REST as I understand it, is a series of aspirational statements, with the net result at the bottom being that URLs should contain all the information necessary to handle a request, and gets should not be able to change the state on the server, and a bunch of other concrete guidelines.

As I understand it, REST in Rails is based around CRUD, which is to say, every model has a create, read, update and a delete action. Each of these actions is accessed through a similar set of URLs, generated by mapping a resource in the routes. So a login URL is creating a user session, so the URL would look like example.com/session/new with a POST, and logout would be example.com/session/destroy with a POST.

What exactly is the benefit of standardizing URLs in this fashion? It strikes me as optimizing for machine readability at the expense of human readability. I know that you could then remap in the routes file example.com/login to example.com/session/new but that is just one more step for no apparent gain to me.

Is it considered really bad practice to develop a website that uses traditional routes now?

Furthermore, each of these CRUD actions should be able to respond to requests with whatever type of response the request is looking for. So the same link to, say, example.com/tasks could also be called at example.com/tasks.xml to get an xml representation of the result, or example.com/tasks.json for a json representation.

Is this to say that a RESTful API would just be the usual links on the site but with xml appended? It strikes me as very strange and awkward that a web API would behave in this way, but this seems to be what's implied by everything I've read. I'm more used to seeing an API that has links like example.com/api/tasks to get the list of tasks. What exactly is the advantage of this approach?

+1  A: 

Rest provides another chunk of "convention over configuration." For a widely used, limited set of common problems (crud actions against the models as a whole), rest is very useful as an application development convention.
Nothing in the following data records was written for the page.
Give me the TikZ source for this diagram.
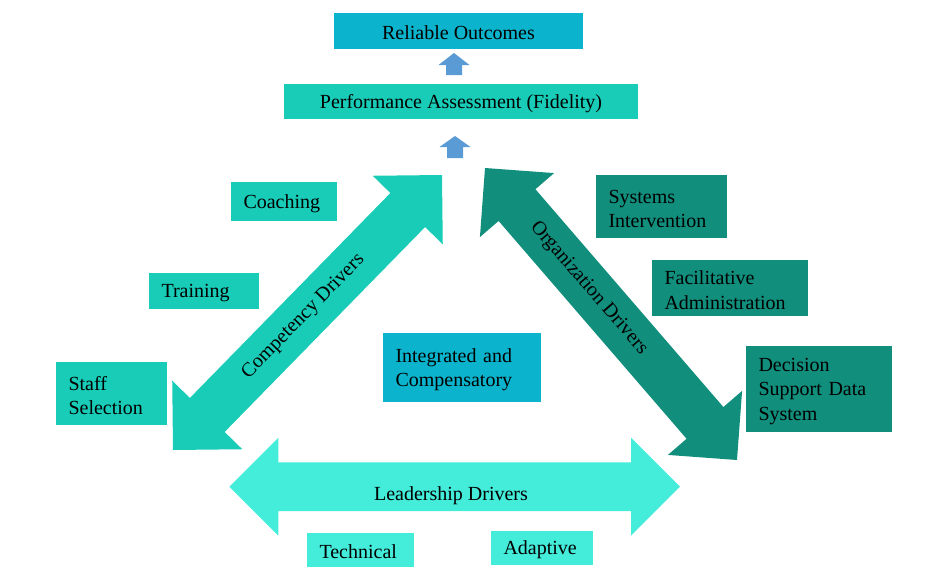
\documentclass[tikz,border=0pt]{standalone}
\usepackage{fontspec}
\setmainfont{Liberation Serif}
\usetikzlibrary{calc}
\definecolor{cyanbox}{RGB}{11,180,204}
\definecolor{compc}{RGB}{24,204,183}
\definecolor{orgc}{RGB}{18,142,125}
\definecolor{leadc}{RGB}{68,236,218}
\definecolor{smallarr}{RGB}{91,155,213}

% #1 colour, #2 start coordinate, #3 end coordinate
\newcommand\DblArrow[3]{%
  \coordinate (#2-h) at ($(#2)!49pt!(#3)$);
  \coordinate (#3-h) at ($(#3)!49pt!(#2)$);
  \fill[#1] (#2) -- ($(#2-h)!49pt!90:(#3)$) -- ($(#2-h)!24.3pt!90:(#3)$)
    -- ($(#3-h)!24.3pt!-90:(#2)$) -- ($(#3-h)!49pt!-90:(#2)$) -- (#3)
    -- ($(#3-h)!49pt!90:(#2)$) -- ($(#3-h)!24.3pt!90:(#2)$)
    -- ($(#2-h)!24.3pt!-90:(#3)$) -- ($(#2-h)!49pt!-90:(#3)$) -- cycle;
}

\begin{document}
\begin{tikzpicture}[x=1pt,y=-1pt,
  every node/.style={font=\fontsize{20}{24.5}\selectfont, text=black},
  box/.style={inner xsep=12.5pt, inner ysep=0pt, align=left,
    execute at begin node={\rule{0pt}{18pt}}},
  cbox/.style={inner sep=0pt, align=center,
    execute at begin node={\rule{0pt}{18pt}}}]
\useasboundingbox (0,0) rectangle (927,581);

% big double arrows
\coordinate (c1) at (173,450);
\coordinate (c2) at (442,175);
\coordinate (o1) at (485,168);
\coordinate (o2) at (737,460);
\coordinate (l1) at (229.3,486.7);
\coordinate (l2) at (680,486.7);
\DblArrow{compc}{c1}{c2}
\DblArrow{orgc}{o1}{o2}
\DblArrow{leadc}{l1}{l2}

\node[rotate=45.6] (comptext) at ($(c1)!0.485!(c2)$) {Competency Drivers};
\node[rotate=-49.2] (orgtext) at ($(o1)!0.412!(o2)$) {Organization Drivers};
\node[anchor=base] (leadtext) at (451,500) {Leadership Drivers};

% top boxes
\node[cbox, fill=cyanbox, minimum width=249pt, minimum height=36pt] (rel) at (458.5,31) {Reliable Outcomes};
\node[cbox, fill=compc, minimum width=354pt, minimum height=35pt] (perf) at (461,101.5) {Performance Assessment (Fidelity)};

% small arrows
\fill[smallarr] (454,53) -- (469.5,65) -- (462,65) -- (462,75) -- (446,75) -- (446,65) -- (438.5,65) -- cycle;
\fill[smallarr] (455,136) -- (470.5,147) -- (463,147) -- (463,158) -- (447,158) -- (447,147) -- (439.5,147) -- cycle;

% competency boxes
\node[box, fill=compc, minimum width=106pt, minimum height=39pt, text width=81pt] (coach) at (284,201.5) {Coaching};
\node[box, fill=compc, minimum width=110pt, minimum height=36pt, text width=85pt] (train) at (204,291) {Training};
\node[box, fill=compc, minimum width=111pt, minimum height=63pt, text width=86pt] (staff) at (111.5,393.5) {Staff\\Selection};

% centre
\node[box, fill=cyanbox, minimum width=158pt, minimum height=69pt, text width=133pt] (integ) at (462,367.5) {Integrated and\\Compensatory};

% organization boxes
\node[box, fill=orgc, minimum width=131pt, minimum height=63pt, text width=106pt] (sys) at (661.5,206.5) {Systems\\Intervention};
\node[box, fill=orgc, minimum width=156pt, minimum height=56pt, text width=131pt] (fac) at (730,288) {Facilitative\\Administration};
\node[box, fill=orgc, minimum width=146pt, minimum height=86pt, text width=121pt] (dec) at (819,389) {Decision\\Support Data\\System};

% leadership boxes
\node[box, fill=leadc, minimum width=107pt, minimum height=34pt, text width=82pt] (tech) at (360.5,550) {Technical};
\node[box, fill=leadc, minimum width=102pt, minimum height=34pt, text width=77pt] (adapt) at (542,548) {Adaptive};
\end{tikzpicture}
\end{document}
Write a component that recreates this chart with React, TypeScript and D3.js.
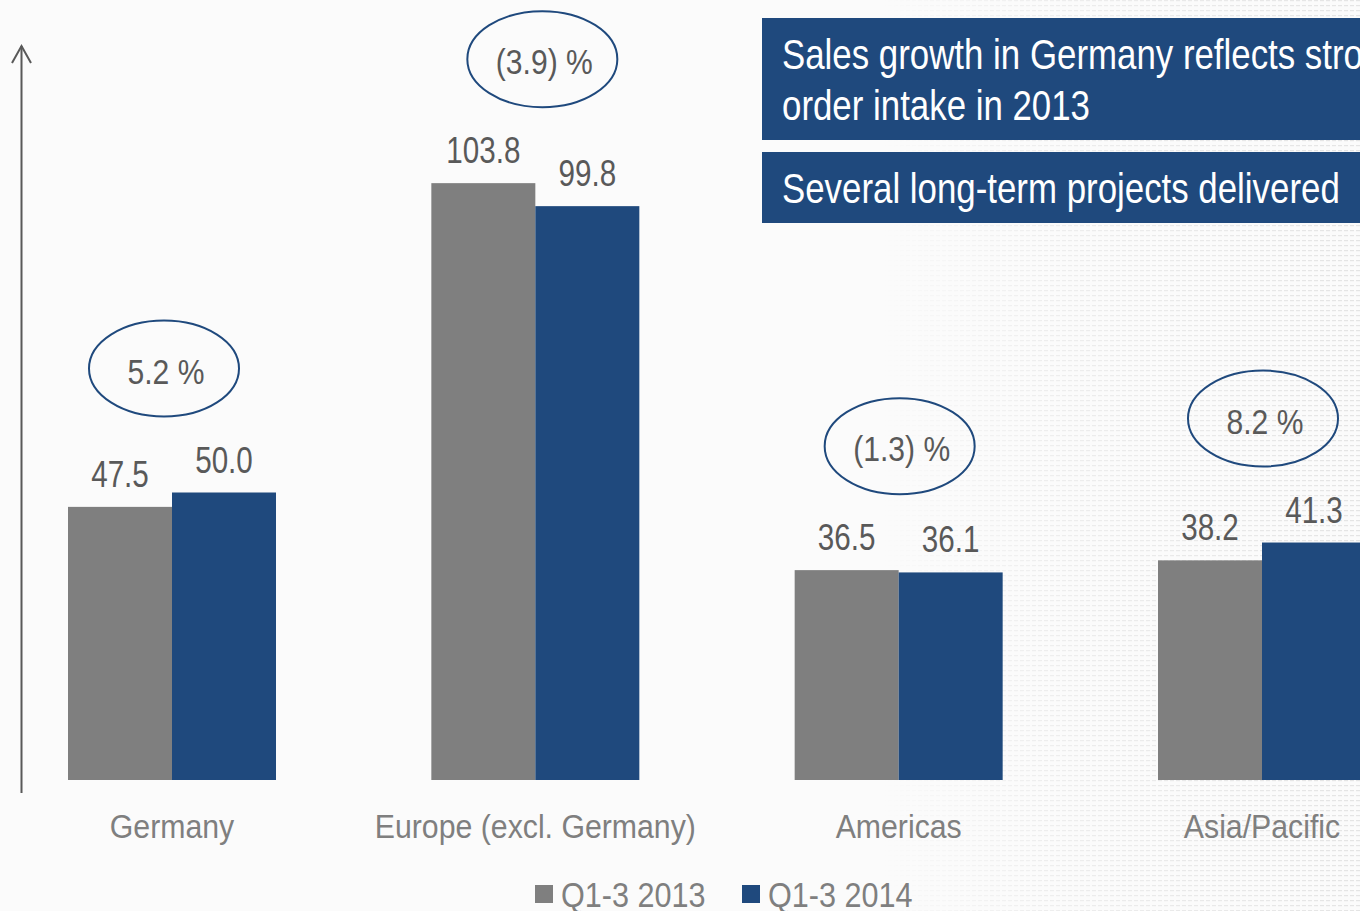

What exactly is the benefit of standardizing URLs in this fashion?

Programmer efficiency. Less to think about; enables more time to be spent on harder problems, etc. Better maintainability. Easier testing. Etc.

Is it considered really bad practice to develop a website that uses traditional routes now?

Yes, for crud actions that are interacting with an entire record of the model.

Furthermore, each of these CRUD actions should be able to respond to requests with whatever type of response the request is looking for. So the same link to, say, example.com/tasks could also be called at example.com/tasks.xml to get an xml representation of the result, or example.com/tasks.json for a json representation.

Is this to say that a RESTful API would just be the usual links on the site but with xml appended?

Yes, if your api fits the rest model. I think the big issue is authentication. If you want your api to be stateless, then you'll probably need to include authentication with each call. At that point, if you don't want to use HTTP level authentication, you'd need to decide how to include the credentials.

Larry K
Good answer. I'd like to add that having a stateless api (as opposed to requiring forms, esp. with hidden fields, or state in cookies or server-side session storage) makes both bookmarking and scripting considerably easier.
Christopher Creutzig
Excellent point Christopher. I think too often people providing API access to their services focus on "heavy weight" API clients rather than also supporting lightweight API clients including shell scripting. Enabling the inclusion of credentials in each API call really helps with the latter.